### The input ###
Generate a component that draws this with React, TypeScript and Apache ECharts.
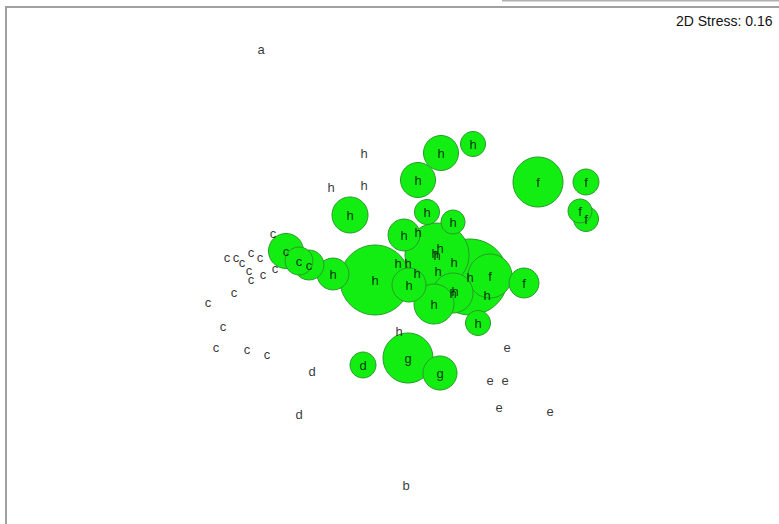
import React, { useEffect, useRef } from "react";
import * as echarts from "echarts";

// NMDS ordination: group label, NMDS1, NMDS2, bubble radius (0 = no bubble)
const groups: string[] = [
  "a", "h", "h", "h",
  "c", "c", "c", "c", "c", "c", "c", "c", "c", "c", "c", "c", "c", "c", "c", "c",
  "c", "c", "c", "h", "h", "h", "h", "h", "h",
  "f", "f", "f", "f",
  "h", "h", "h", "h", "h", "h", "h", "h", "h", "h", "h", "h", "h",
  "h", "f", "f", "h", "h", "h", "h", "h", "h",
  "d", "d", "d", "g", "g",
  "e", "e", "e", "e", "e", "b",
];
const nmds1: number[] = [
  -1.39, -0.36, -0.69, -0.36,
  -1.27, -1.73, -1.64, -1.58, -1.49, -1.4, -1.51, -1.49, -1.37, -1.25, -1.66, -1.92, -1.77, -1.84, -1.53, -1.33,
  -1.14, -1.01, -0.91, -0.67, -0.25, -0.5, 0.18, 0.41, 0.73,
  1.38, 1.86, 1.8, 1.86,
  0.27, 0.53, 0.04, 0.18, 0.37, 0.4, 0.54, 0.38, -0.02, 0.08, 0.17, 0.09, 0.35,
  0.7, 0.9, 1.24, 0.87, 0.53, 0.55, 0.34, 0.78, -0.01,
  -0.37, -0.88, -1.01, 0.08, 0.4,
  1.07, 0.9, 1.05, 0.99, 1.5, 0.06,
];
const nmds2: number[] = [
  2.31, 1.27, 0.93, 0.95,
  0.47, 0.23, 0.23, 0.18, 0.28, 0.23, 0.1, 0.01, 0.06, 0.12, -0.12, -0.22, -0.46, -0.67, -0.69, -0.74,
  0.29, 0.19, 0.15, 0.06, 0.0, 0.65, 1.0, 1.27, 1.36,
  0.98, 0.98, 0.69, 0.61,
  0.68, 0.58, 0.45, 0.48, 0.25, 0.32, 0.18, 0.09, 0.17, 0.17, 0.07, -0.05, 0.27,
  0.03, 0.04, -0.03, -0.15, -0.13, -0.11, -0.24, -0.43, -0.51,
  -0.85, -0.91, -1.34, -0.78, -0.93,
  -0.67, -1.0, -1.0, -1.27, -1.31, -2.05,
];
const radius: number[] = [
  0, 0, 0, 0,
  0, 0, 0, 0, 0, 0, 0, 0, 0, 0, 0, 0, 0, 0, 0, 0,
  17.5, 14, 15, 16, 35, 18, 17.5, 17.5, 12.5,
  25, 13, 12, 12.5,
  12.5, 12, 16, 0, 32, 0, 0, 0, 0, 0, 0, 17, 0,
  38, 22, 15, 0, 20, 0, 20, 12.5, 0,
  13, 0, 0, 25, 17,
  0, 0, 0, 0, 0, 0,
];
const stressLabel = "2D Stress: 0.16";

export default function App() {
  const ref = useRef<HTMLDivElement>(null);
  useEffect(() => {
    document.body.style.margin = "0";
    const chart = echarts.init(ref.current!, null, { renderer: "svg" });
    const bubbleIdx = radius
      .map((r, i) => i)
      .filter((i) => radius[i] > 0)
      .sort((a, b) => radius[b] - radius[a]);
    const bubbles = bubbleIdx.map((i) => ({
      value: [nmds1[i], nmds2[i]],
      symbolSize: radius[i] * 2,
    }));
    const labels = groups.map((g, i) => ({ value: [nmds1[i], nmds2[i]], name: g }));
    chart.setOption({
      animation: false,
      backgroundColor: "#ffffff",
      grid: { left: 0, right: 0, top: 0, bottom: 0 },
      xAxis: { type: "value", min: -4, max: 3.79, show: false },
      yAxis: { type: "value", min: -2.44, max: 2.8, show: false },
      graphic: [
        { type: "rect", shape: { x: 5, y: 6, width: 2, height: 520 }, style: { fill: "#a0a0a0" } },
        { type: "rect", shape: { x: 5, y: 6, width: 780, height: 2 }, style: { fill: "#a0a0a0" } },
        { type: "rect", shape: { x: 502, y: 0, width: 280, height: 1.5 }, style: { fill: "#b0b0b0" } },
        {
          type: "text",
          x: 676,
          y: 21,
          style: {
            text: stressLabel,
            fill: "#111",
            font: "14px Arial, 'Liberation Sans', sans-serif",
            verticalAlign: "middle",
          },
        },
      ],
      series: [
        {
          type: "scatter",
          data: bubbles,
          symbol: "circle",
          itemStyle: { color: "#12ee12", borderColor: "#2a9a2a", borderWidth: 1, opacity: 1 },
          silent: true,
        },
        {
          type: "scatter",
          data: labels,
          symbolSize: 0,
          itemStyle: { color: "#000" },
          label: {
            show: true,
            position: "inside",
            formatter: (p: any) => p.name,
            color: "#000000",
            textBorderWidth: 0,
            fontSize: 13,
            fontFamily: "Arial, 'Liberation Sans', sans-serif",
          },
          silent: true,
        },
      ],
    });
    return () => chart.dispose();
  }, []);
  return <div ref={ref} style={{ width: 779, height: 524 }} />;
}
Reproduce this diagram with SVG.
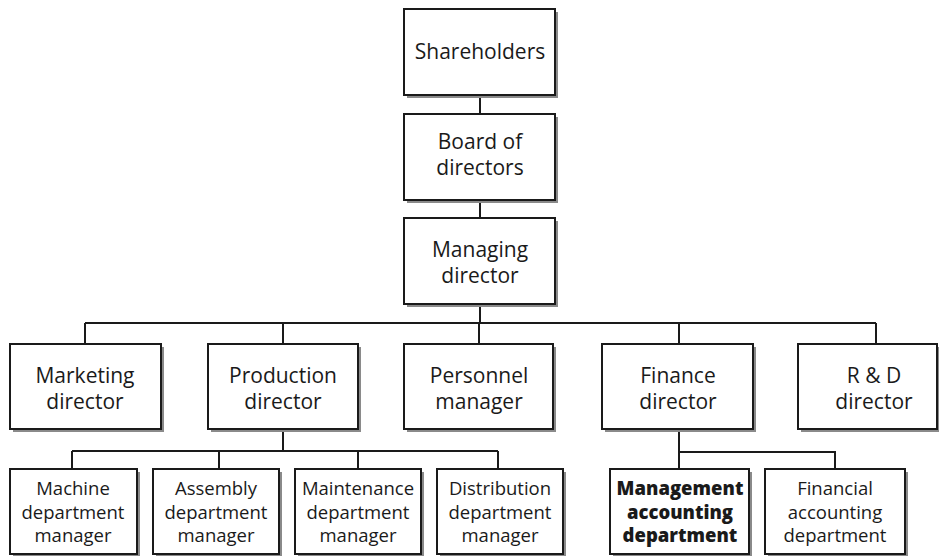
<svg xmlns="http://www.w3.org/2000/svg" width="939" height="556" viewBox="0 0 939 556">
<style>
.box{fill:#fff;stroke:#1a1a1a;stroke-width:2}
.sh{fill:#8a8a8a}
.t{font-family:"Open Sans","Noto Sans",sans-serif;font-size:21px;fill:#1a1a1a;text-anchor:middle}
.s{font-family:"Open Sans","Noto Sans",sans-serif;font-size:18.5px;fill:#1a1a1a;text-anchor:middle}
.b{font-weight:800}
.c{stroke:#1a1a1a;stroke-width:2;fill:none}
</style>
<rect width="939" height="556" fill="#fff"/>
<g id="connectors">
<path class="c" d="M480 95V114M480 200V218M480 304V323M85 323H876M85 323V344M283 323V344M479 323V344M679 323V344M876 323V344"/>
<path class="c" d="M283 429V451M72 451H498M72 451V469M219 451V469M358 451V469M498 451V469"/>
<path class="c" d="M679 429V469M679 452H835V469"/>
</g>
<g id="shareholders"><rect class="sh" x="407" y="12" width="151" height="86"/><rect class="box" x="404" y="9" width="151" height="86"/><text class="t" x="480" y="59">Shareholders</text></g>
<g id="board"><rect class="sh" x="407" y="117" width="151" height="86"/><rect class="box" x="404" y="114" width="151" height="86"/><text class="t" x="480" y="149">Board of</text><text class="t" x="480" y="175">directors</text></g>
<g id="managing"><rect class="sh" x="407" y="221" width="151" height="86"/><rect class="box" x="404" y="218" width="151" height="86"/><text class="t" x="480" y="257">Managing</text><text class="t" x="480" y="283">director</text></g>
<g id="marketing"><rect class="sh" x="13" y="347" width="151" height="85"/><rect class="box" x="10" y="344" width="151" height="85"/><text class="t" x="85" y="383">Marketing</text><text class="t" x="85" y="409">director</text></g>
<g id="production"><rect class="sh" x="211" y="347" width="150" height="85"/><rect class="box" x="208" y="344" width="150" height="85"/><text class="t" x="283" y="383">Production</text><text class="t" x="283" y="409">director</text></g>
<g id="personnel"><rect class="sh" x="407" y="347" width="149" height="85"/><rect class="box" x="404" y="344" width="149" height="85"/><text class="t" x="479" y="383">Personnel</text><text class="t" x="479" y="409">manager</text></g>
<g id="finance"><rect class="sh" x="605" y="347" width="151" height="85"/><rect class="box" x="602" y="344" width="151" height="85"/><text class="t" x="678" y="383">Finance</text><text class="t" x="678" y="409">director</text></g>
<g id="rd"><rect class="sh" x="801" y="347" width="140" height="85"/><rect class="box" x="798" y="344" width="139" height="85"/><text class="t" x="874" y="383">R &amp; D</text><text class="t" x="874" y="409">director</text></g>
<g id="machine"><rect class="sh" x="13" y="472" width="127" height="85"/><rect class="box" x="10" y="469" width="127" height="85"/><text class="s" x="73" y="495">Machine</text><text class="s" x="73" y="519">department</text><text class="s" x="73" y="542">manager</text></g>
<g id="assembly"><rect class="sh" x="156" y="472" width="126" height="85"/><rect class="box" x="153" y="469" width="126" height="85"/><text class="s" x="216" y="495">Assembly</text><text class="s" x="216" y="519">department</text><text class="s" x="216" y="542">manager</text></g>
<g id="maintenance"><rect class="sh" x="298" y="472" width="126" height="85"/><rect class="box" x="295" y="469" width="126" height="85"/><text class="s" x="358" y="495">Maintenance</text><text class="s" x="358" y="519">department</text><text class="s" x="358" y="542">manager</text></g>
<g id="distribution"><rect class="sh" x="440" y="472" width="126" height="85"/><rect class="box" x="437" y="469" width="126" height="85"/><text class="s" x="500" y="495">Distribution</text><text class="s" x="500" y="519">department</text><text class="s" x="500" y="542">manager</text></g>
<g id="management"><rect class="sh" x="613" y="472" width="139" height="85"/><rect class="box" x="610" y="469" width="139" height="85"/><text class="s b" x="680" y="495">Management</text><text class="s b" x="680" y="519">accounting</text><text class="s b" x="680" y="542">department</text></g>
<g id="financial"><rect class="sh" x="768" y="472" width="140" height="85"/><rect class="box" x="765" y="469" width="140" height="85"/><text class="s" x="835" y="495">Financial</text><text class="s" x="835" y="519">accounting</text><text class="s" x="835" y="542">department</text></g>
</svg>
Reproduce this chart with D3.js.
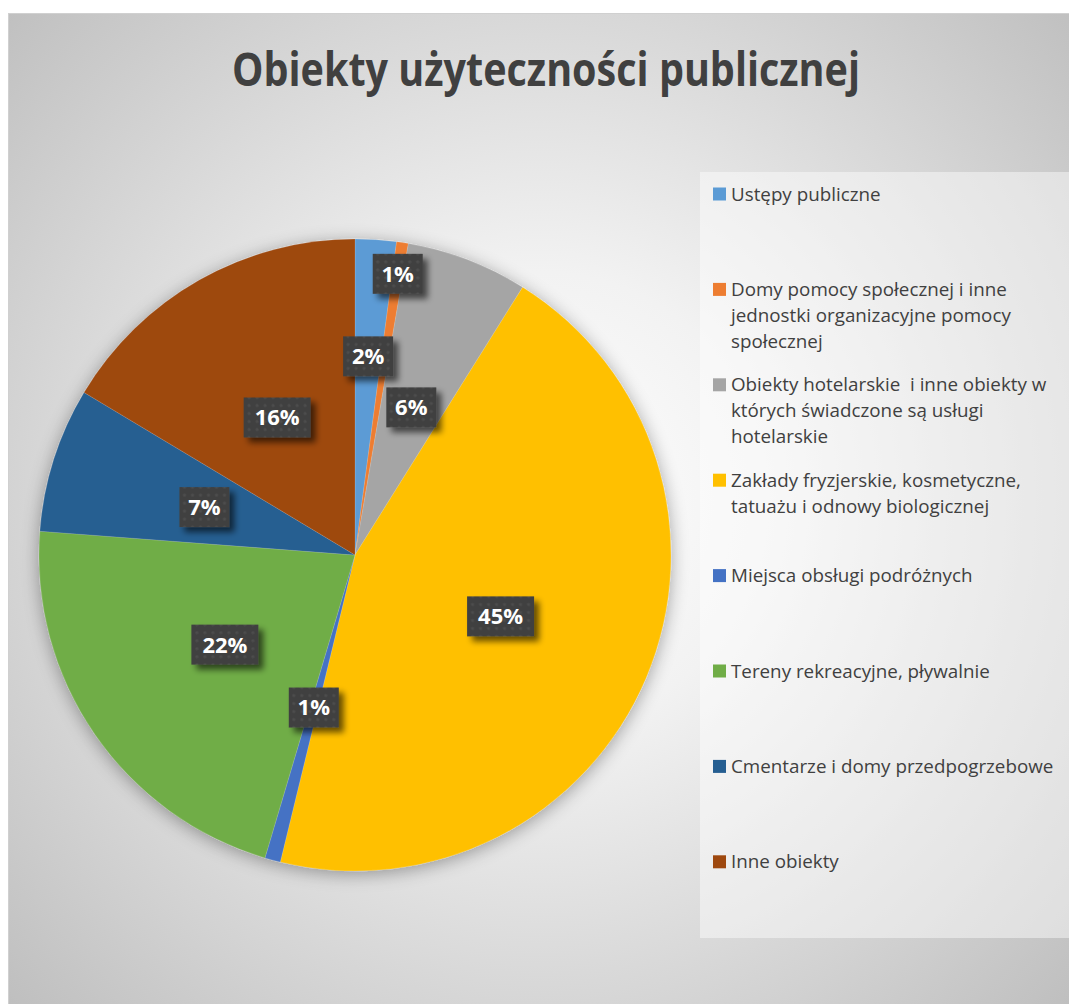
###
— What needs to be done —
Repeat, with no pictures, each line from the beginning of the data through the line containing "import * as", inclusive.

— Solution for this task —
Generate a component that draws this with React, TypeScript and Apache ECharts.
import React, { useEffect, useRef } from "react";
import * as echarts from "echarts";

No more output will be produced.